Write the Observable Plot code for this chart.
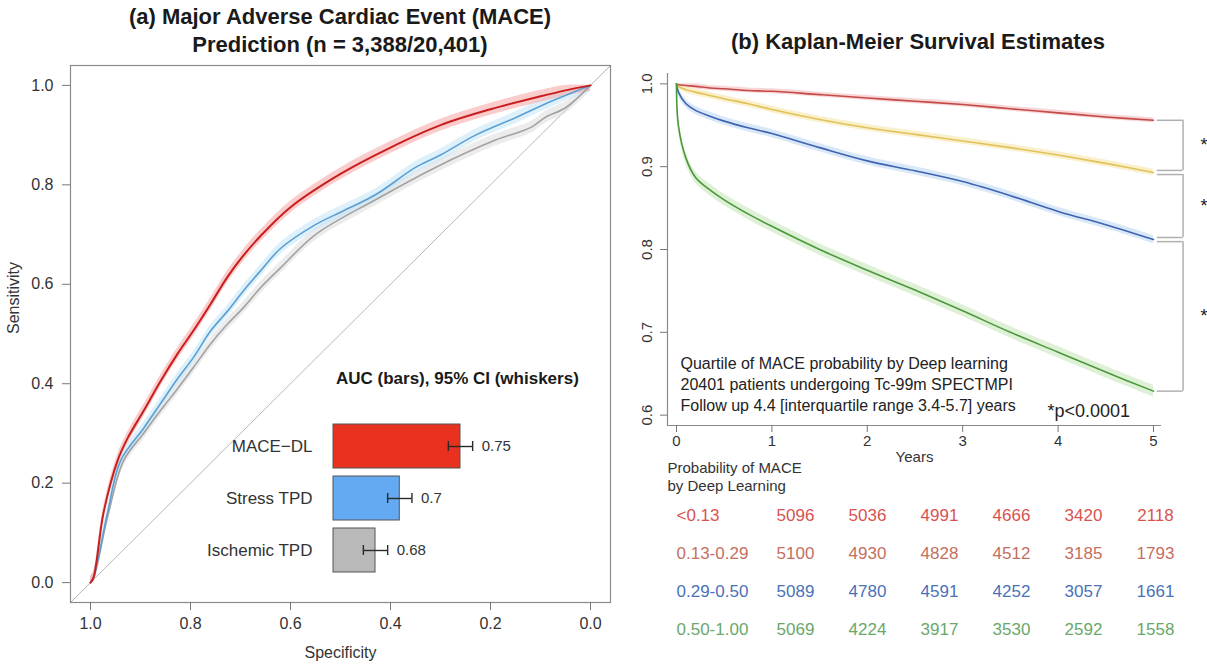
<!DOCTYPE html>
<html><head><meta charset="utf-8">
<script src="https://cdn.jsdelivr.net/npm/d3@7"></script>
<script src="https://cdn.jsdelivr.net/npm/@observablehq/plot@0.6"></script>
<style>
body{margin:0;background:#fff;}
#root{position:relative;width:1207px;height:664px;overflow:hidden;font-family:"Liberation Sans",Arial,Helvetica,sans-serif;color:#1a1a1a;background:#fff;}
.abs{position:absolute;}
.title{font-weight:bold;font-size:22px;line-height:28px;text-align:center;color:#1a1a1a;white-space:nowrap;}
</style></head>
<body><div id="root"></div>
<script>
const FONT = '"Liberation Sans", Arial, Helvetica, sans-serif';

// ---------- (a) ROC data ----------
const rocModels = ["MACE-DL", "Stress TPD", "Ischemic TPD"];
const rocSpecMace = [1, 0.994, 0.974, 0.946, 0.926, 0.894, 0.86, 0.826, 0.794, 0.76, 0.726, 0.694, 0.66, 0.6, 0.5, 0.4, 0.3, 0.2, 0.1, 0.05, 0];
const rocSensMace = [0, 0.01, 0.14, 0.245, 0.29, 0.345, 0.405, 0.46, 0.507, 0.56, 0.615, 0.658, 0.697, 0.755, 0.822, 0.875, 0.92, 0.952, 0.978, 0.99, 1];
const rocSpecStress = [1, 0.994, 0.966, 0.94, 0.894, 0.86, 0.826, 0.794, 0.76, 0.726, 0.694, 0.66, 0.62, 0.55, 0.5, 0.43, 0.35, 0.3, 0.23, 0.15, 0.074, 0];
const rocSensStress = [0, 0.01, 0.14, 0.245, 0.31, 0.36, 0.41, 0.453, 0.506, 0.546, 0.587, 0.627, 0.672, 0.72, 0.745, 0.78, 0.835, 0.86, 0.9, 0.935, 0.97, 1];
const rocSpecIsch = [1, 0.994, 0.964, 0.934, 0.894, 0.86, 0.826, 0.794, 0.76, 0.726, 0.694, 0.66, 0.62, 0.55, 0.43, 0.31, 0.19, 0.12, 0.09, 0.05, 0];
const rocSensIsch = [0, 0.01, 0.14, 0.245, 0.30, 0.346, 0.39, 0.433, 0.48, 0.52, 0.553, 0.593, 0.633, 0.70, 0.77, 0.835, 0.89, 0.915, 0.936, 0.955, 1];
const rocXTicks = [1, 0.8, 0.6, 0.4, 0.2, 0];
const rocYTicks = [0, 0.2, 0.4, 0.6, 0.8, 1];

// ---------- AUC inset ----------
const aucLabels = ["MACE\u2212DL", "Stress TPD", "Ischemic TPD"];
const aucValues = [0.75, 0.70, 0.68];
const aucLo = [0.74, 0.69, 0.67];
const aucHi = [0.76, 0.71, 0.69];
const aucText = ["0.75", "0.7", "0.68"];
const aucBase = 0.6454;

// ---------- (b) Kaplan-Meier data ----------
const kmGroups = ["<0.13", "0.13-0.29", "0.29-0.50", "0.50-1.00"];
const kmTime = [0, 0.02, 0.1, 0.2, 0.35, 0.5, 0.75, 1, 1.5, 2, 2.5, 3, 3.5, 4, 4.5, 5];
const kmRed = [1, 0.999, 0.998, 0.997, 0.995, 0.994, 0.992, 0.991, 0.987, 0.983, 0.979, 0.975, 0.970, 0.965, 0.960, 0.956];
const kmYellow = [1, 0.997, 0.993, 0.990, 0.986, 0.982, 0.976, 0.969, 0.957, 0.947, 0.939, 0.931, 0.923, 0.914, 0.904, 0.893];
const kmBlue = [1, 0.990, 0.976, 0.968, 0.961, 0.955, 0.947, 0.940, 0.923, 0.907, 0.895, 0.882, 0.865, 0.846, 0.830, 0.812];
const kmGreen = [1, 0.950, 0.910, 0.887, 0.872, 0.860, 0.843, 0.828, 0.800, 0.775, 0.751, 0.726, 0.700, 0.676, 0.652, 0.629];
const kmXTicks = [0, 1, 2, 3, 4, 5];
const kmYTicks = [0.6, 0.7, 0.8, 0.9, 1.0];
const kmNote = "Quartile of MACE probability by Deep learning\n20401 patients undergoing Tc-99m SPECTMPI\nFollow up 4.4 [interquartile range 3.4-5.7] years";
const kmP = "*p<0.0001";

// ---------- numbers at risk ----------
const riskYears = [0, 1, 2, 3, 4, 5];
const riskLow = [5096, 5036, 4991, 4666, 3420, 2118];
const riskMidLow = [5100, 4930, 4828, 4512, 3185, 1793];
const riskMidHigh = [5089, 4780, 4591, 4252, 3057, 1661];
const riskHigh = [5069, 4224, 3917, 3530, 2592, 1558];
const riskHeader = "Probability of MACE\nby Deep Learning";

// ---------- styles ----------
const rocLineColors = ["#c81e1e", "#5b9fd3", "#a2a2a2"];
const rocBandColors = ["#f7a3a3", "#c2e5f7", "#dddddd"];
const aucBarColors = ["#e8321f", "#64aaf2", "#b9b9b9"];
const kmLineColors = ["#c44a4a", "#e3c15a", "#3e63b0", "#4a983a"];
const kmBandColors = ["#f6cccc", "#f8ecbf", "#cfe2f8", "#d6eecd"];
const kmBandHalf = [0.003, 0.004, 0.005, 0.007];
const riskColors = ["#d9534f", "#c4705f", "#4a72b8", "#6aa86a"];
const rocBandHalf = 0.012;

const root = document.getElementById("root");
function place(node, left, top) {
  const d = document.createElement("div");
  d.className = "abs";
  d.style.left = left + "px"; d.style.top = top + "px";
  d.appendChild(node);
  root.appendChild(d);
  return d;
}
function htmlText(html, left, top, width, cls, extra) {
  const d = document.createElement("div");
  d.className = "abs " + (cls || "");
  d.style.left = left + "px"; d.style.top = top + "px";
  if (width) d.style.width = width + "px";
  if (extra) Object.assign(d.style, extra);
  d.innerHTML = html;
  root.appendChild(d);
}

// ================= Panel (a) ROC =================
const rocSpec = [rocSpecMace, rocSpecStress, rocSpecIsch];
const rocSens = [rocSensMace, rocSensStress, rocSensIsch];
const rocData = rocModels.map((m, i) => rocSpec[i].map((sp, j) => ({model: m, spec: sp, sens: rocSens[i][j]})));
const rocXDom = [1.04, -0.04], rocYDom = [-0.04, 1.04];

const leftMarks = [
  Plot.line(rocXDom.map(s => ({spec: s})), {x: "spec", y: d => 1 - d.spec, stroke: "#b8b8b8", strokeWidth: 1, clip: true})
];
for (let i = rocModels.length - 1; i >= 0; i--) {
  leftMarks.push(Plot.areaY(rocData[i], {x: "spec", y1: d => Math.max(0, d.sens - rocBandHalf), y2: d => Math.min(1, d.sens + rocBandHalf), fill: rocBandColors[i], fillOpacity: 0.55, curve: "catmull-rom"}));
}
for (let i = rocModels.length - 1; i >= 0; i--) {
  leftMarks.push(Plot.line(rocData[i], {x: "spec", y: "sens", stroke: rocLineColors[i], strokeWidth: i === 0 ? 2 : 1.6, curve: "catmull-rom"}));
}
leftMarks.push(
  Plot.frame({stroke: "#8a8a8a", strokeWidth: 1.2}),
  Plot.axisX({ticks: rocXTicks, tickFormat: d3.format(".1f"), tickSize: 8, tickPadding: 7, fontSize: 16, label: null, stroke: "#777", fill: "#333"}),
  Plot.axisY({ticks: rocYTicks, tickFormat: d3.format(".1f"), tickSize: 8, tickPadding: 9, fontSize: 16, label: null, stroke: "#777", fill: "#333"}),
  Plot.text(["Specificity"], {frameAnchor: "bottom", dy: 50, fontSize: 16, fill: "#333", lineAnchor: "middle"}),
  Plot.text(["Sensitivity"], {frameAnchor: "left", dx: -57, rotate: -90, fontSize: 16, fill: "#333"})
);
const left = Plot.plot({
  width: 620, height: 664, marginLeft: 70, marginRight: 10, marginTop: 65, marginBottom: 62,
  x: {domain: rocXDom}, y: {domain: rocYDom},
  style: {fontFamily: FONT, fontSize: "16px", background: "transparent", overflow: "visible"},
  marks: leftMarks
});
place(left, 0, 0);

// ---------- AUC inset ----------
const aucData = aucLabels.map((m, i) => ({model: m, auc: aucValues[i], lo: aucLo[i], hi: aucHi[i], label: aucText[i]}));
const inset = Plot.plot({
  width: 400, height: 180, marginLeft: 133, marginRight: 0, marginTop: 0, marginBottom: 0,
  x: {domain: [aucBase, 0.75], range: [133, 260], axis: null},
  y: {type: "band", domain: aucLabels, range: [19, 176.5], paddingInner: 0.16, paddingOuter: 0.08, axis: null},
  color: {domain: aucLabels, range: aucBarColors},
  style: {fontFamily: FONT, fontSize: "17px", background: "transparent", overflow: "visible"},
  marks: [
    Plot.barX(aucData, {y: "model", x1: aucBase, x2: "auc", fill: "model", stroke: "#555", strokeWidth: 1}),
    Plot.ruleY(aucData, {y: "model", x1: "lo", x2: "hi", stroke: "#2a2a2a", strokeWidth: 1.4}),
    Plot.tickX(aucData, {y: "model", x: "lo", insetTop: 17, insetBottom: 17, stroke: "#2a2a2a", strokeWidth: 1.4}),
    Plot.tickX(aucData, {y: "model", x: "hi", insetTop: 17, insetBottom: 17, stroke: "#2a2a2a", strokeWidth: 1.4}),
    Plot.text(aucData, {y: "model", x: "hi", text: "label", dx: 9, textAnchor: "start", fontSize: 15, fill: "#333"}),
    Plot.text(aucData, {y: "model", frameAnchor: "left", text: "model", dx: -21, textAnchor: "end", fontSize: 17, fill: "#333"})
  ]
});
place(inset, 200, 400);
htmlText("AUC (bars), 95% CI (whiskers)", 336, 369, null, "", {fontWeight: "bold", fontSize: "17px", lineHeight: "20px", color: "#1a1a1a", whiteSpace: "nowrap"});

// ================= Panel (b) KM =================
const kmSurv = [kmRed, kmYellow, kmBlue, kmGreen];
const kmData = kmGroups.map((g, gi) => kmTime.map((t, i) => ({group: g, t, s: kmSurv[gi][i]})));
const kmXDom = [-0.094, 5.084], kmYDom = [0.5875, 1.0125];
const bracketX1 = 5.04, bracketX2 = 5.31, starX = 5.53, bracketGap = 0.0025;
const ends = kmSurv.map(a => a[a.length - 1]);
const brackets = d3.range(ends.length - 1).map(i => ({top: ends[i] - (i === 0 ? 0 : bracketGap), bot: ends[i + 1] + (i + 1 === ends.length - 1 ? 0 : bracketGap)}));
const bracketTicks = brackets.flatMap(b => [b.top, b.bot]);

const kmMarks = [];
kmData.forEach((d, i) => kmMarks.push(Plot.areaY(d, {x: "t", y1: r => r.s - kmBandHalf[i], y2: r => Math.min(1, r.s + kmBandHalf[i]), fill: kmBandColors[i], fillOpacity: 0.8, curve: "catmull-rom"})));
kmData.forEach((d, i) => kmMarks.push(Plot.line(d, {x: "t", y: "s", stroke: kmLineColors[i], strokeWidth: 1.6, curve: "catmull-rom"})));
kmMarks.push(
  Plot.ruleY(bracketTicks, {y: d => d, x1: bracketX1, x2: bracketX2, stroke: "#b0b0b0", strokeWidth: 1.5}),
  Plot.ruleX(brackets, {x: bracketX2, y1: "top", y2: "bot", stroke: "#b0b0b0", strokeWidth: 1.5}),
  Plot.text(brackets, {x: starX, y: d => (d.top + d.bot) / 2, text: () => "*", fontSize: 18, fill: "#222"}),
  Plot.ruleX([kmXDom[0]], {stroke: "#8a8a8a", strokeWidth: 1.2}),
  Plot.ruleY([kmYDom[0]], {stroke: "#8a8a8a", strokeWidth: 1.2}),
  Plot.axisX({ticks: kmXTicks, tickFormat: d3.format("d"), tickSize: 7, tickPadding: 3, fontSize: 15, label: null, stroke: "#777", fill: "#333"}),
  Plot.axisY({ticks: kmYTicks, tickFormat: d3.format(".1f"), tickSize: 7, tickPadding: 9, tickRotate: -90, fontSize: 15, label: null, stroke: "#777", fill: "#333"}),
  Plot.text([kmNote], {frameAnchor: "bottom-left", dx: 13, dy: -15, lineAnchor: "bottom", textAnchor: "start", fontSize: 16, lineHeight: 1.3, fill: "#222"}),
  Plot.text([kmP], {frameAnchor: "bottom-left", dx: 380, dy: -9, lineAnchor: "bottom", textAnchor: "start", fontSize: 18, fill: "#222"}),
  Plot.text(["Years"], {frameAnchor: "bottom", dy: 32, lineAnchor: "middle", fontSize: 15, fill: "#333"})
);
const km = Plot.plot({
  width: 587, height: 470, marginLeft: 47, marginRight: 46, marginTop: 73, marginBottom: 45,
  x: {domain: kmXDom}, y: {domain: kmYDom},
  style: {fontFamily: FONT, fontSize: "15px", background: "transparent", overflow: "visible"},
  marks: kmMarks
});
place(km, 620, 0);

// ---------- number-at-risk table ----------
const riskRows = [riskLow, riskMidLow, riskMidHigh, riskHigh];
const riskCells = kmGroups.flatMap((g, gi) => riskYears.map((y, i) => ({group: g, year: y, n: riskRows[gi][i]})));
const table = Plot.plot({
  width: 587, height: 204, margin: 0,
  x: {type: "point", domain: riskYears, range: [173, 537], padding: 0, axis: null},
  y: {type: "point", domain: kmGroups, range: [55, 169], padding: 0, axis: null},
  color: {domain: kmGroups, range: riskColors},
  style: {fontFamily: FONT, fontSize: "17px", background: "transparent", overflow: "visible"},
  marks: [
    Plot.text(riskCells, {x: "year", y: "group", text: d => String(d.n), fill: "group", fontSize: 17}),
    Plot.text(kmGroups, {y: d => d, frameAnchor: "left", dx: 56, textAnchor: "start", text: d => d, fill: d => d, fontSize: 17}),
    Plot.text([riskHeader], {frameAnchor: "top-left", dx: 47, dy: 0, lineAnchor: "top", textAnchor: "start", fontSize: 15, lineHeight: 1.2, fill: "#333"})
  ]
});
place(table, 620, 460);

// ---------- titles ----------
htmlText("(a) Major Adverse Cardiac Event (MACE)<br>Prediction (n = 3,388/20,401)", 0, 3, 680, "title");
htmlText("(b) Kaplan-Meier Survival Estimates", 618, 28, 600, "title");
</script></body></html>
-----
Given request: Quote, please, every line of the material above from its start through the line that has "Arial, Helvetica, sans-serif';", reproducing the words exactly and dropping any images.

Expected answer:
Write the Observable Plot code for this chart.
<!DOCTYPE html>
<html><head><meta charset="utf-8">
<script src="https://cdn.jsdelivr.net/npm/d3@7"></script>
<script src="https://cdn.jsdelivr.net/npm/@observablehq/plot@0.6"></script>
<style>
body{margin:0;background:#fff;}
#root{position:relative;width:1207px;height:664px;overflow:hidden;font-family:"Liberation Sans",Arial,Helvetica,sans-serif;color:#1a1a1a;background:#fff;}
.abs{position:absolute;}
.title{font-weight:bold;font-size:22px;line-height:28px;text-align:center;color:#1a1a1a;white-space:nowrap;}
</style></head>
<body><div id="root"></div>
<script>
const FONT = '"Liberation Sans", Arial, Helvetica, sans-serif';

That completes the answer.